Brief: Print, word for word, every line from the beginning of the listing up to and including the line with "from matplotlib.lines import Line2D". Pictures are to be excluded.
* * * * *
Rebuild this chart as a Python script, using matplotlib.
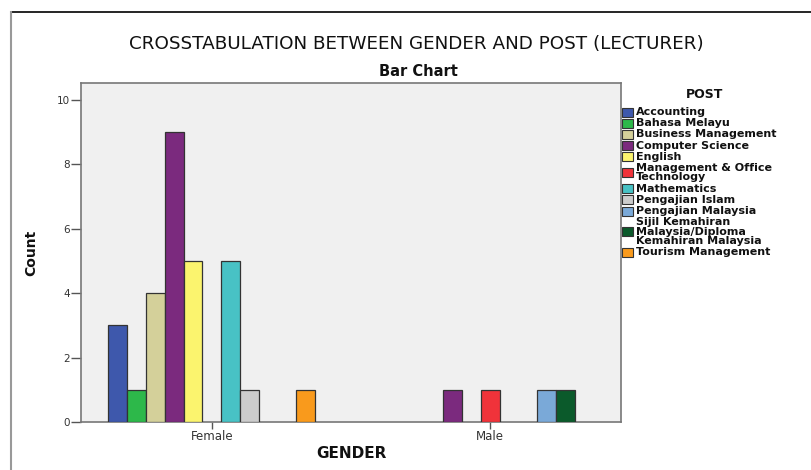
import matplotlib
matplotlib.use('Agg')
import matplotlib.pyplot as plt
import numpy as np
from matplotlib.patches import Rectangle
from matplotlib.lines import Line2D

genders = ['Female', 'Male']
posts = ['Accounting', 'Bahasa Melayu', 'Business Management', 'Computer Science',
         'English', 'Management & Office\nTechnology', 'Mathematics', 'Pengajian Islam',
         'Pengajian Malaysia', 'Sijil Kemahiran\nMalaysia/Diploma\nKemahiran Malaysia',
         'Tourism Management']
female_counts = [3, 1, 4, 9, 5, 0, 5, 1, 0, 0, 1]
male_counts = [0, 0, 0, 1, 0, 1, 0, 0, 1, 1, 0]
colors = ['#3E58AC', '#2DB84A', '#D4D09A', '#7B2A7E', '#FBF46E', '#F0333A',
          '#48C2C5', '#CCCCCC', '#7AA9D8', '#0B5A2B', '#F99A1C']
y_ticks = [0, 2, 4, 6, 8, 10]

W, H = 811, 470
fig = plt.figure(figsize=(W / 100, H / 100), dpi=100)
ax = fig.add_axes([81 / W, 1 - 422 / H, 540 / W, 339 / H])
ax.set_facecolor('#F0F0F0')

n = len(posts)
bw = 0.0675
x = np.arange(len(genders))
counts = np.array([female_counts, male_counts])
for i in range(n):
    offs = (i - (n - 1) / 2) * bw
    vals = counts[:, i]
    mask = vals > 0
    ax.bar(x[mask] + offs, vals[mask], width=bw, color=colors[i],
           edgecolor='#333333', linewidth=0.9, zorder=3)

ax.set_xlim(-0.47, 1.47)
ax.set_ylim(0, 10.53)
ax.set_xticks(x)
ax.set_xticklabels(genders)
ax.set_yticks(y_ticks)
ax.set_yticklabels([str(v) for v in y_ticks])
ax.tick_params(axis='y', direction='out', length=7, width=1, color='#555555',
               labelsize=7.5, labelcolor='#333333', pad=1)
ax.tick_params(axis='x', direction='out', length=5, width=1, color='#555555',
               labelsize=8.5, labelcolor='#333333', pad=1)
for s in ax.spines.values():
    s.set_color('#777777')
    s.set_linewidth(1.2)

ax.set_ylabel('Count', fontsize=10, fontweight='bold', color='#111111')
ax.yaxis.set_label_coords((38 - 81) / 540, 0.5)
ax.set_xlabel('GENDER', fontsize=11, fontweight='bold', color='#111111', va='center')
ax.xaxis.set_label_coords(0.5, (422 - 454) / 339)

fig.text(416 / W, 1 - 44 / H, 'CROSSTABULATION BETWEEN GENDER AND POST (LECTURER)',
         ha='center', va='center', fontsize=13.2, color='#111111')
fig.text(418 / W, 1 - 72 / H, 'Bar Chart', ha='center', va='center',
         fontsize=10.5, fontweight='bold', color='#111111')
fig.text(705 / W, 1 - 95 / H, 'POST', ha='center', va='center',
         fontsize=9, fontweight='bold', color='#111111')

# legend (manual layout)
ypos = 112 - 11.2
for i, lab in enumerate(posts):
    lines = lab.split('\n')
    ys = []
    for k, ln in enumerate(lines):
        ypos += 11.2 if k == 0 else 9.5
        ys.append(ypos)
        fig.text(636 / W, 1 - ypos / H, ln, ha='left', va='center', fontsize=8,
                 fontweight='bold', color='#111111')
    yc = np.mean(ys)
    fig.add_artist(Rectangle((622 / W, 1 - (yc + 4.5) / H), 11 / W, 9 / H,
                             facecolor=colors[i], edgecolor='#333333', linewidth=0.8,
                             transform=fig.transFigure))

fig.add_artist(Line2D([11 / W, 1], [1 - 12 / H, 1 - 12 / H], color='black', lw=1.2,
                      transform=fig.transFigure))
fig.add_artist(Line2D([11 / W, 11 / W], [0, 1 - 12 / H], color='#999999', lw=1.5,
                      transform=fig.transFigure))

fig.savefig('out.png', dpi=100)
* * * * *
Full response:
Rebuild this chart as a Python script, using matplotlib.
import matplotlib
matplotlib.use('Agg')
import matplotlib.pyplot as plt
import numpy as np
from matplotlib.patches import Rectangle
from matplotlib.lines import Line2D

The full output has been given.